This workshop assumes that you run in the AWS Oregon Region (us-west-2)
-
Login to the Event Engine
-
Start the Cloud9 IDE
-
Create and S3 Bucket:
BUCKET_POSTFIX=$(uuidgen --random | cut -d'-' -f1)
aws s3 mb s3://batch-workshop-${BUCKET_POSTFIX}
- Take note of the bucket name you have just created
-
Download the workshop example code:
git clone https://github.com/ubik76/aws-batch-ws
cd aws-batch-ws
-
Edit the shell scripts to be executable
chmod a+x *.sh
-
Create the docker image
docker build -t awsbatch/fetch_and_run .
-
Create an ECR repository
aws ecr create-repository --repository-name fetch-and-run
ECR_REPOSITORY_URI=$(aws ecr describe-repositories --repository-names fetch-and-run --output text --query 'repositories[0].[repositoryUri]')
-
Push the docker image to the repository:
$(aws ecr get-login --no-include-email --region us-west-2)
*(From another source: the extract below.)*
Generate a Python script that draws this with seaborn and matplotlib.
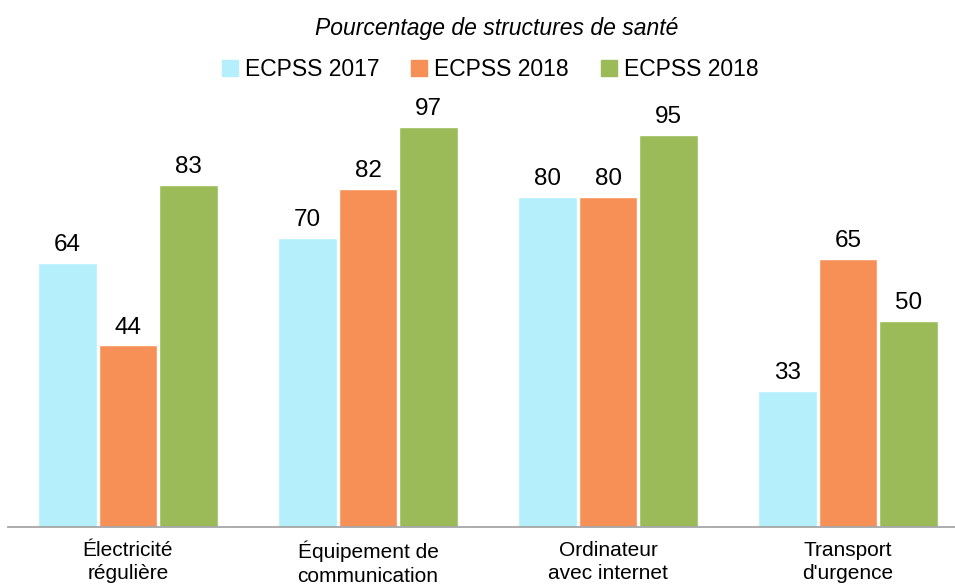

docker tag awsbatch/fetch_and_run:latest $ECR_REPOSITORY_URI
docker push $ECR_REPOSITORY_URI
-
Configure IAM role
- In the IAM console, choose Roles, Create New Role.
- Under type of trusted entity, choose AWS service then Elastic Container Service.
- For use case, select Elastic Container Service Task, and choose Next: Permissions.
- On the Attach Policy page, type “AmazonS3FullAccess” into the Filter field and then select the check box for that policy. Then, choose Next:Tags
- Add the Tag, for example: Key=Name; Value=workshop
- Enter a name for your new role, for example: batchJobRole, and choose Create Role. You see the details of the new role.
-
Create a simple job script and upload to S3
- Replace with the S3 bucket name you have created before
aws s3 cp myjob.sh s3://<bucket>/myjob.sh
aws s3 cp myjobarray.sh s3://<bucket>/myjobarray.sh
Compute environments can be seen as a computational cluster. They can consist of one or several instance kinds or just the number of cores you would like in it.
To create a compute environment we will follow these steps:
- Select Managed Compute Environment (CE), to let AWS Batch manage the auto-scaling of EC2 resources for you.
- Name your Compute Environment.
- Let Batch create a new service Role so it can manage resources on your behalf.
- Let Batch create a new instance role to allow instances to call AWS APIs on your behalf.
- Select your EC2 key-pair (or none in our case)
Once done scroll down to configure the rest of the CE (please use the default values for the other parameters)
- Provisioning model: SPOT
- Maximum Price: 100
- Allowed Instance Types: optimal
- Allocation Strategy: SPOT_CAPACITY_OPTIMIZED
- Add a tag called "Name" and as a value choose a name for your instances created with Batch
- Then click on Create to build your new Compute Environment.
Now we will setup a Job Queue. This is where you will submit your jobs. Those will be dispatched to the Compute Environment(s) of your choosing by order of priority.
- Chose a name for your queue, for example "test-queue"
- Define a priority (1-500). This defines the priority of a Job Queue when a Compute environment is shared accross Job Queues (for example a Production Job Queue with a priority of 500 and a R&D Job Queue with a priority of 250).
- Select the Compute Environment created previously.
- Then create your Job Queue.
Go the the Job Definition screen and create a new one.
-
Select a job definition name, for example "test-def"
-
Input 5 for the number of attempts before declaring a job as failed.
-
Input 100 for the time between attempts in seconds.
-
Add the job role previously defined for ECS tasks to access the output S3 bucket on your behalf.
-
Add the container image with the repositoryUri generated when creating our ECR repository. If in doubt you can get the URI by running the command below in your terminal:
$(aws ecr describe-repositories --repository-names fetch-and-run --output text --query 'repositories[0].[repositoryUri]')
-
For vCPUs, enter 1. For Memory, enter 500
-
For User, enter “nobody”.
-
Environment Variable
This will tell to the application running in your container where to export data. Use the variable name EXPORT_S3_BUCKET_URL and the value corresponds to the bucket you have previously created.
You have to specify also the BATCH_FILE_S3_URL to your script, for example: BATCH_FILE_S3_URL=s3://batch-workshop-87d7dd41/myjobarray.sh
Finally, you have to specify the type of file: BATCH_FILE_TYPE=script
-
Choose Create job definition.
Now what we configured Batch, let’s take a look at what we have with the following commands
aws batch describe-compute-environments
aws batch describe-job-queues
aws batch describe-job-definitions
-
In the AWS Batch console, choose Jobs, Submit Job.
-
Enter a name for the job, for example: script_test.
-
Choose the latest job definition.
-
For Job Queue, choose the queue you have defined before, for example: test-queue.
-
For Command, enter myjob.sh 60.
aws batch submit-job --job-name my-job --job-queue myqueue --array-properties size=10 --job-definition mydef --container-overrides vcpus=1,memory=50,command=["myjobarray.sh","10"]